WORK TO BE COMPLETED -
Give every line of the data again, unchanged, but with no pictures.

==*==

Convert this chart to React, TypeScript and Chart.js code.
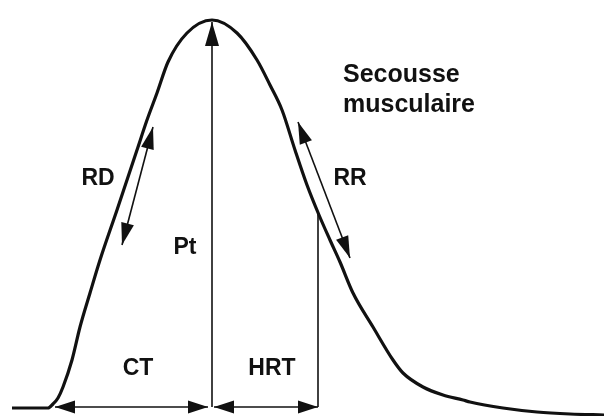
import React, { useEffect, useRef } from "react";
import { Chart, registerables } from "chart.js";

Chart.register(...registerables);

// Twitch curve (time units on x, force drawn downward-from-top scale on y)
const curveX = [12, 48, 53, 58, 63, 72, 80, 90, 100, 117, 127, 137, 147, 157, 168, 187, 212, 237, 257, 270, 282, 295, 307, 319, 330, 340, 353, 373, 393, 403, 423, 443, 463, 470, 503, 537, 570, 604];
const curveY = [408, 408, 404, 398, 387, 360, 327, 293, 260, 210, 180, 150, 120, 93, 62, 33, 20, 33, 60, 85, 110, 150, 185, 215, 240, 262, 293, 327, 360, 373, 387, 395, 400, 402, 408, 412, 414, 415];

// Key time markers
const onsetX = 55;
const peakX = 212;
const peakY = 22;
const halfRelaxX = 318;
const halfRelaxY = 213;
const baseArrowY = 407;

// Slope arrows [x1, y1, x2, y2]
const rdArrow = [153, 127, 122, 245];
const rrArrow = [298, 122, 350, 258];

// Labels
const labelTexts = ["RD", "RR", "Pt", "CT", "HRT"];
const labelX = [98, 350, 185, 138, 272];
const labelY = [179, 179, 248, 369, 369];
const titleLines = ["Secousse", "musculaire"];
const titleX = 343;
const titleY = [82, 112];

function arrowHead(ctx: CanvasRenderingContext2D, x1: number, y1: number, x2: number, y2: number, len: number, hw: number) {
  // head at (x2,y2) pointing from (x1,y1)
  const a = Math.atan2(y2 - y1, x2 - x1);
  const bx = x2 - len * Math.cos(a);
  const by = y2 - len * Math.sin(a);
  const nx = -Math.sin(a) * hw;
  const ny = Math.cos(a) * hw;
  ctx.beginPath();
  ctx.moveTo(x2, y2);
  ctx.lineTo(bx + nx, by + ny);
  ctx.lineTo(bx - nx, by - ny);
  ctx.closePath();
  ctx.fill();
}

function arrow(ctx: CanvasRenderingContext2D, x1: number, y1: number, x2: number, y2: number, both: boolean, len = 20, hw = 6.5) {
  ctx.beginPath();
  ctx.moveTo(x1, y1);
  ctx.lineTo(x2, y2);
  ctx.stroke();
  arrowHead(ctx, x1, y1, x2, y2, len, hw);
  if (both) arrowHead(ctx, x2, y2, x1, y1, len, hw);
}

const annotationPlugin = {
  id: "twitchAnnotations",
  afterDatasetsDraw(chart: any) {
    const ctx: CanvasRenderingContext2D = chart.ctx;
    const sx = chart.scales.x;
    const sy = chart.scales.y;
    const X = (v: number) => sx.getPixelForValue(v);
    const Y = (v: number) => sy.getPixelForValue(v);
    ctx.save();
    ctx.strokeStyle = "#111";
    ctx.fillStyle = "#111";
    ctx.lineWidth = 1.6;
    // Pt
    arrow(ctx, X(peakX), Y(baseArrowY), X(peakX), Y(peakY), false, 24, 7);
    // CT
    arrow(ctx, X(onsetX), Y(baseArrowY), X(peakX - 4), Y(baseArrowY), true);
    // HRT
    arrow(ctx, X(peakX + 2), Y(baseArrowY), X(halfRelaxX), Y(baseArrowY), true);
    // HRT vertical
    ctx.beginPath();
    ctx.moveTo(X(halfRelaxX), Y(halfRelaxY));
    ctx.lineTo(X(halfRelaxX), Y(baseArrowY));
    ctx.stroke();
    // RD / RR
    arrow(ctx, X(rdArrow[0]), Y(rdArrow[1]), X(rdArrow[2]), Y(rdArrow[3]), true, 22, 6.5);
    arrow(ctx, X(rrArrow[0]), Y(rrArrow[1]), X(rrArrow[2]), Y(rrArrow[3]), true, 22, 6.5);

    ctx.textAlign = "center";
    ctx.textBaseline = "middle";
    ctx.font = "bold 23px 'Liberation Sans', Arial, sans-serif";
    labelTexts.forEach((t, i) => ctx.fillText(t, X(labelX[i]), Y(labelY[i])));
    ctx.textAlign = "left";
    ctx.textBaseline = "alphabetic";
    ctx.font = "bold 25px 'Liberation Sans', Arial, sans-serif";
    titleLines.forEach((t, i) => ctx.fillText(t, X(titleX), Y(titleY[i])));
    ctx.restore();
  },
};

export default function App() {
  const ref = useRef<HTMLCanvasElement | null>(null);
  useEffect(() => {
    document.body.style.margin = "0";
    const canvas = ref.current;
    if (!canvas) return;
    const chart = new Chart(canvas, {
      type: "line",
      data: {
        datasets: [
          {
            data: curveX.map((x, i) => ({ x, y: curveY[i] })),
            borderColor: "#111",
            borderWidth: 3.2,
            pointRadius: 0,
            fill: false,
            cubicInterpolationMode: "monotone",
          },
        ],
      },
      options: {
        animation: false,
        responsive: false,
        devicePixelRatio: 1,
        layout: { padding: 0 },
        plugins: { legend: { display: false }, tooltip: { enabled: false } },
        scales: {
          x: { type: "linear", display: false, min: 0, max: 606 },
          y: { type: "linear", display: false, min: 0, max: 416, reverse: true },
        },
      },
      plugins: [annotationPlugin],
    } as any);
    return () => chart.destroy();
  }, []);
  return (
    <div style={{ width: 606, height: 416, background: "#fff" }}>
      <canvas ref={ref} width={606} height={416} />
    </div>
  );
}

==*==

WRITTEN SOLUTION -
Convert this chart to React, TypeScript and Chart.js code.
import React, { useEffect, useRef } from "react";
import { Chart, registerables } from "chart.js";

Chart.register(...registerables);

// Twitch curve (time units on x, force drawn downward-from-top scale on y)
const curveX = [12, 48, 53, 58, 63, 72, 80, 90, 100, 117, 127, 137, 147, 157, 168, 187, 212, 237, 257, 270, 282, 295, 307, 319, 330, 340, 353, 373, 393, 403, 423, 443, 463, 470, 503, 537, 570, 604];
const curveY = [408, 408, 404, 398, 387, 360, 327, 293, 260, 210, 180, 150, 120, 93, 62, 33, 20, 33, 60, 85, 110, 150, 185, 215, 240, 262, 293, 327, 360, 373, 387, 395, 400, 402, 408, 412, 414, 415];

// Key time markers
const onsetX = 55;
const peakX = 212;
const peakY = 22;
const halfRelaxX = 318;
const halfRelaxY = 213;
const baseArrowY = 407;

// Slope arrows [x1, y1, x2, y2]
const rdArrow = [153, 127, 122, 245];
const rrArrow = [298, 122, 350, 258];

// Labels
const labelTexts = ["RD", "RR", "Pt", "CT", "HRT"];
const labelX = [98, 350, 185, 138, 272];
const labelY = [179, 179, 248, 369, 369];
const titleLines = ["Secousse", "musculaire"];
const titleX = 343;
const titleY = [82, 112];

function arrowHead(ctx: CanvasRenderingContext2D, x1: number, y1: number, x2: number, y2: number, len: number, hw: number) {
  // head at (x2,y2) pointing from (x1,y1)
  const a = Math.atan2(y2 - y1, x2 - x1);
  const bx = x2 - len * Math.cos(a);
  const by = y2 - len * Math.sin(a);
  const nx = -Math.sin(a) * hw;
  const ny = Math.cos(a) * hw;
  ctx.beginPath();
  ctx.moveTo(x2, y2);
  ctx.lineTo(bx + nx, by + ny);
  ctx.lineTo(bx - nx, by - ny);
  ctx.closePath();
  ctx.fill();
}

function arrow(ctx: CanvasRenderingContext2D, x1: number, y1: number, x2: number, y2: number, both: boolean, len = 20, hw = 6.5) {
  ctx.beginPath();
  ctx.moveTo(x1, y1);
  ctx.lineTo(x2, y2);
  ctx.stroke();
  arrowHead(ctx, x1, y1, x2, y2, len, hw);
  if (both) arrowHead(ctx, x2, y2, x1, y1, len, hw);
}

const annotationPlugin = {
  id: "twitchAnnotations",
  afterDatasetsDraw(chart: any) {
    const ctx: CanvasRenderingContext2D = chart.ctx;
    const sx = chart.scales.x;
    const sy = chart.scales.y;
    const X = (v: number) => sx.getPixelForValue(v);
    const Y = (v: number) => sy.getPixelForValue(v);
    ctx.save();
    ctx.strokeStyle = "#111";
    ctx.fillStyle = "#111";
    ctx.lineWidth = 1.6;
    // Pt
    arrow(ctx, X(peakX), Y(baseArrowY), X(peakX), Y(peakY), false, 24, 7);
    // CT
    arrow(ctx, X(onsetX), Y(baseArrowY), X(peakX - 4), Y(baseArrowY), true);
    // HRT
    arrow(ctx, X(peakX + 2), Y(baseArrowY), X(halfRelaxX), Y(baseArrowY), true);
    // HRT vertical
    ctx.beginPath();
    ctx.moveTo(X(halfRelaxX), Y(halfRelaxY));
    ctx.lineTo(X(halfRelaxX), Y(baseArrowY));
    ctx.stroke();
    // RD / RR
    arrow(ctx, X(rdArrow[0]), Y(rdArrow[1]), X(rdArrow[2]), Y(rdArrow[3]), true, 22, 6.5);
    arrow(ctx, X(rrArrow[0]), Y(rrArrow[1]), X(rrArrow[2]), Y(rrArrow[3]), true, 22, 6.5);

    ctx.textAlign = "center";
    ctx.textBaseline = "middle";
    ctx.font = "bold 23px 'Liberation Sans', Arial, sans-serif";
    labelTexts.forEach((t, i) => ctx.fillText(t, X(labelX[i]), Y(labelY[i])));
    ctx.textAlign = "left";
    ctx.textBaseline = "alphabetic";
    ctx.font = "bold 25px 'Liberation Sans', Arial, sans-serif";
    titleLines.forEach((t, i) => ctx.fillText(t, X(titleX), Y(titleY[i])));
    ctx.restore();
  },
};

export default function App() {
  const ref = useRef<HTMLCanvasElement | null>(null);
  useEffect(() => {
    document.body.style.margin = "0";
    const canvas = ref.current;
    if (!canvas) return;
    const chart = new Chart(canvas, {
      type: "line",
      data: {
        datasets: [
          {
            data: curveX.map((x, i) => ({ x, y: curveY[i] })),
            borderColor: "#111",
            borderWidth: 3.2,
            pointRadius: 0,
            fill: false,
            cubicInterpolationMode: "monotone",
          },
        ],
      },
      options: {
        animation: false,
        responsive: false,
        devicePixelRatio: 1,
        layout: { padding: 0 },
        plugins: { legend: { display: false }, tooltip: { enabled: false } },
        scales: {
          x: { type: "linear", display: false, min: 0, max: 606 },
          y: { type: "linear", display: false, min: 0, max: 416, reverse: true },
        },
      },
      plugins: [annotationPlugin],
    } as any);
    return () => chart.destroy();
  }, []);
  return (
    <div style={{ width: 606, height: 416, background: "#fff" }}>
      <canvas ref={ref} width={606} height={416} />
    </div>
  );
}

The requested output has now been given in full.